Work to complete
Pictures stay out of the copy; restate everything else in the material exactly.

Given information
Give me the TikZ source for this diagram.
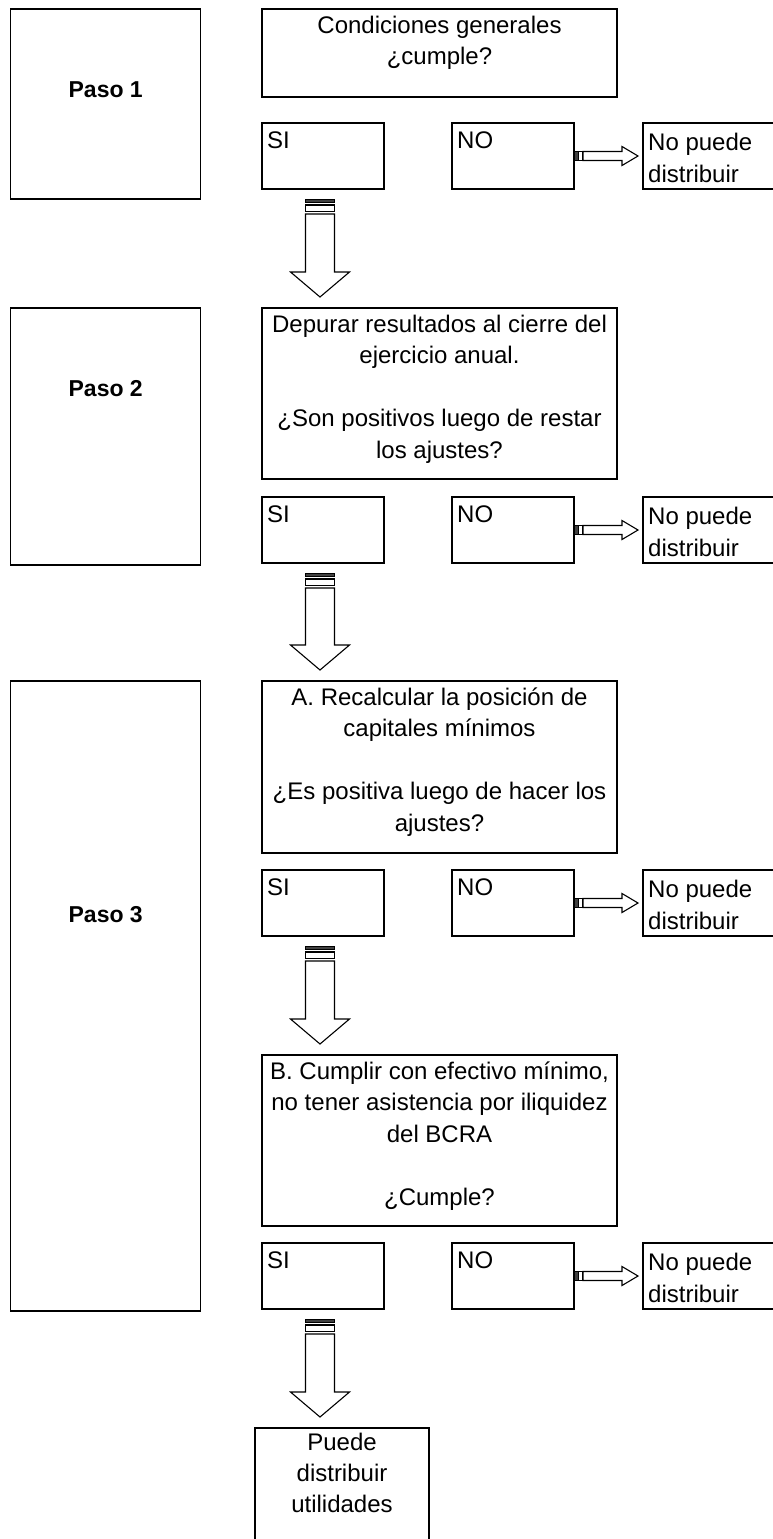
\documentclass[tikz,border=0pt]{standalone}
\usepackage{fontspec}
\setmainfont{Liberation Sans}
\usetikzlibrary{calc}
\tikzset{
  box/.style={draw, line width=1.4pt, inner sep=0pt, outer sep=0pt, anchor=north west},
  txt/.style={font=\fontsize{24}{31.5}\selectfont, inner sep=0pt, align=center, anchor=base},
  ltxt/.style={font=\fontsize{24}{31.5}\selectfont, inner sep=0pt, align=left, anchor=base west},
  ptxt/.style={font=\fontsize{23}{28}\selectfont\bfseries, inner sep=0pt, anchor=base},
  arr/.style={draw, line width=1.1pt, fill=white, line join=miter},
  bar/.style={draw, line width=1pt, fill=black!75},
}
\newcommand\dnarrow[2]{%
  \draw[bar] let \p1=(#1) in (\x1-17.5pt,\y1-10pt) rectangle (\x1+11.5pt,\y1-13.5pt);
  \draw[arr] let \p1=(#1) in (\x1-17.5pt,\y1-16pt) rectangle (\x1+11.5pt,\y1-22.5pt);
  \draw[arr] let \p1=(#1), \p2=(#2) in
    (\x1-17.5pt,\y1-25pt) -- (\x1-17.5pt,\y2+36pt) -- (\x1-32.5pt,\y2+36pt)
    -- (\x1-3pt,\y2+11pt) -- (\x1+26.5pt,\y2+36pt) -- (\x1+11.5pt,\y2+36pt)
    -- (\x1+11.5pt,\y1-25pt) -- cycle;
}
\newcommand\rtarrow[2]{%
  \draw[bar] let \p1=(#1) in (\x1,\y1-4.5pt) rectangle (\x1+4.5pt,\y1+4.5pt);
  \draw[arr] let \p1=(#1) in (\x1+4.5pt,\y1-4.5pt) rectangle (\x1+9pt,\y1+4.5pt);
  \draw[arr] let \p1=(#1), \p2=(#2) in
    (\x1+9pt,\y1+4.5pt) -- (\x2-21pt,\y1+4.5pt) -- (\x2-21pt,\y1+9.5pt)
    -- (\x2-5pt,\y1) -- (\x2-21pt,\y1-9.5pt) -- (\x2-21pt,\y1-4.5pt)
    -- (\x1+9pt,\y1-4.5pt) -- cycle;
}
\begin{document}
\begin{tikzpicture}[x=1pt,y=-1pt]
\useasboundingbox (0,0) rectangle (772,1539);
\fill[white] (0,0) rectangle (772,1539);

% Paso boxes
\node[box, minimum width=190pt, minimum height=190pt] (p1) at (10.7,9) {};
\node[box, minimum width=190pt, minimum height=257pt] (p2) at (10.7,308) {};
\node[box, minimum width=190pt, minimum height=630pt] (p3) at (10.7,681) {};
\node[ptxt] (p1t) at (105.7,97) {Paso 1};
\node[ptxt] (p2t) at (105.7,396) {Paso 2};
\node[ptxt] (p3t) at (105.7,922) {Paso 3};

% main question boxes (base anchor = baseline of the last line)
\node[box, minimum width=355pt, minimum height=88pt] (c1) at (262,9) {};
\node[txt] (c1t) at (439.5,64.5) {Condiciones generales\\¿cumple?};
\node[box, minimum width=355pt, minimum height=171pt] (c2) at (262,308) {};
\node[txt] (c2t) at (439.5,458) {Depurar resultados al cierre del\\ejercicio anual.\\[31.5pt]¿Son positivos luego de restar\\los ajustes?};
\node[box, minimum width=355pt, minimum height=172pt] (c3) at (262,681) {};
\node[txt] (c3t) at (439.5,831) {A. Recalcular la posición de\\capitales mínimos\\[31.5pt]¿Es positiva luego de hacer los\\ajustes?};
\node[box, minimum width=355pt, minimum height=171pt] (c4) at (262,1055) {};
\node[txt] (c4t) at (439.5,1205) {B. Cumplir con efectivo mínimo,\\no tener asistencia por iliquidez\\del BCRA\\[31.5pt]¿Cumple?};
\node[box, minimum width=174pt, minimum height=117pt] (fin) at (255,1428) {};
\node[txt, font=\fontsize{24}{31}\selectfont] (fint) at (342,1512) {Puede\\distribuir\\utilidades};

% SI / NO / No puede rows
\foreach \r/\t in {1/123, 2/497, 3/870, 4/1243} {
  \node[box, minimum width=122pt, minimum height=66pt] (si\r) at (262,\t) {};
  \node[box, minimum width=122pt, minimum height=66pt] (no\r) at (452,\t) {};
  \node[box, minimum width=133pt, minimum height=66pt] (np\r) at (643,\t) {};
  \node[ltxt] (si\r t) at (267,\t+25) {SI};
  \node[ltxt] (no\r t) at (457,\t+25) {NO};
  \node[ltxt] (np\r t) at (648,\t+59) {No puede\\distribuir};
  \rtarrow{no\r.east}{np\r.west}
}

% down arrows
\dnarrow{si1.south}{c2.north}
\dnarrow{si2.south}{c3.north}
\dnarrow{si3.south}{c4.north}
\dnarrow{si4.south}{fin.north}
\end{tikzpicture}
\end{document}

Exercise output
Give me the TikZ source for this diagram.
\documentclass[tikz,border=0pt]{standalone}
\usepackage{fontspec}
\setmainfont{Liberation Sans}
\usetikzlibrary{calc}
\tikzset{
  box/.style={draw, line width=1.4pt, inner sep=0pt, outer sep=0pt, anchor=north west},
  txt/.style={font=\fontsize{24}{31.5}\selectfont, inner sep=0pt, align=center, anchor=base},
  ltxt/.style={font=\fontsize{24}{31.5}\selectfont, inner sep=0pt, align=left, anchor=base west},
  ptxt/.style={font=\fontsize{23}{28}\selectfont\bfseries, inner sep=0pt, anchor=base},
  arr/.style={draw, line width=1.1pt, fill=white, line join=miter},
  bar/.style={draw, line width=1pt, fill=black!75},
}
\newcommand\dnarrow[2]{%
  \draw[bar] let \p1=(#1) in (\x1-17.5pt,\y1-10pt) rectangle (\x1+11.5pt,\y1-13.5pt);
  \draw[arr] let \p1=(#1) in (\x1-17.5pt,\y1-16pt) rectangle (\x1+11.5pt,\y1-22.5pt);
  \draw[arr] let \p1=(#1), \p2=(#2) in
    (\x1-17.5pt,\y1-25pt) -- (\x1-17.5pt,\y2+36pt) -- (\x1-32.5pt,\y2+36pt)
    -- (\x1-3pt,\y2+11pt) -- (\x1+26.5pt,\y2+36pt) -- (\x1+11.5pt,\y2+36pt)
    -- (\x1+11.5pt,\y1-25pt) -- cycle;
}
\newcommand\rtarrow[2]{%
  \draw[bar] let \p1=(#1) in (\x1,\y1-4.5pt) rectangle (\x1+4.5pt,\y1+4.5pt);
  \draw[arr] let \p1=(#1) in (\x1+4.5pt,\y1-4.5pt) rectangle (\x1+9pt,\y1+4.5pt);
  \draw[arr] let \p1=(#1), \p2=(#2) in
    (\x1+9pt,\y1+4.5pt) -- (\x2-21pt,\y1+4.5pt) -- (\x2-21pt,\y1+9.5pt)
    -- (\x2-5pt,\y1) -- (\x2-21pt,\y1-9.5pt) -- (\x2-21pt,\y1-4.5pt)
    -- (\x1+9pt,\y1-4.5pt) -- cycle;
}
\begin{document}
\begin{tikzpicture}[x=1pt,y=-1pt]
\useasboundingbox (0,0) rectangle (772,1539);
\fill[white] (0,0) rectangle (772,1539);

% Paso boxes
\node[box, minimum width=190pt, minimum height=190pt] (p1) at (10.7,9) {};
\node[box, minimum width=190pt, minimum height=257pt] (p2) at (10.7,308) {};
\node[box, minimum width=190pt, minimum height=630pt] (p3) at (10.7,681) {};
\node[ptxt] (p1t) at (105.7,97) {Paso 1};
\node[ptxt] (p2t) at (105.7,396) {Paso 2};
\node[ptxt] (p3t) at (105.7,922) {Paso 3};

% main question boxes (base anchor = baseline of the last line)
\node[box, minimum width=355pt, minimum height=88pt] (c1) at (262,9) {};
\node[txt] (c1t) at (439.5,64.5) {Condiciones generales\\¿cumple?};
\node[box, minimum width=355pt, minimum height=171pt] (c2) at (262,308) {};
\node[txt] (c2t) at (439.5,458) {Depurar resultados al cierre del\\ejercicio anual.\\[31.5pt]¿Son positivos luego de restar\\los ajustes?};
\node[box, minimum width=355pt, minimum height=172pt] (c3) at (262,681) {};
\node[txt] (c3t) at (439.5,831) {A. Recalcular la posición de\\capitales mínimos\\[31.5pt]¿Es positiva luego de hacer los\\ajustes?};
\node[box, minimum width=355pt, minimum height=171pt] (c4) at (262,1055) {};
\node[txt] (c4t) at (439.5,1205) {B. Cumplir con efectivo mínimo,\\no tener asistencia por iliquidez\\del BCRA\\[31.5pt]¿Cumple?};
\node[box, minimum width=174pt, minimum height=117pt] (fin) at (255,1428) {};
\node[txt, font=\fontsize{24}{31}\selectfont] (fint) at (342,1512) {Puede\\distribuir\\utilidades};

% SI / NO / No puede rows
\foreach \r/\t in {1/123, 2/497, 3/870, 4/1243} {
  \node[box, minimum width=122pt, minimum height=66pt] (si\r) at (262,\t) {};
  \node[box, minimum width=122pt, minimum height=66pt] (no\r) at (452,\t) {};
  \node[box, minimum width=133pt, minimum height=66pt] (np\r) at (643,\t) {};
  \node[ltxt] (si\r t) at (267,\t+25) {SI};
  \node[ltxt] (no\r t) at (457,\t+25) {NO};
  \node[ltxt] (np\r t) at (648,\t+59) {No puede\\distribuir};
  \rtarrow{no\r.east}{np\r.west}
}

% down arrows
\dnarrow{si1.south}{c2.north}
\dnarrow{si2.south}{c3.north}
\dnarrow{si3.south}{c4.north}
\dnarrow{si4.south}{fin.north}
\end{tikzpicture}
\end{document}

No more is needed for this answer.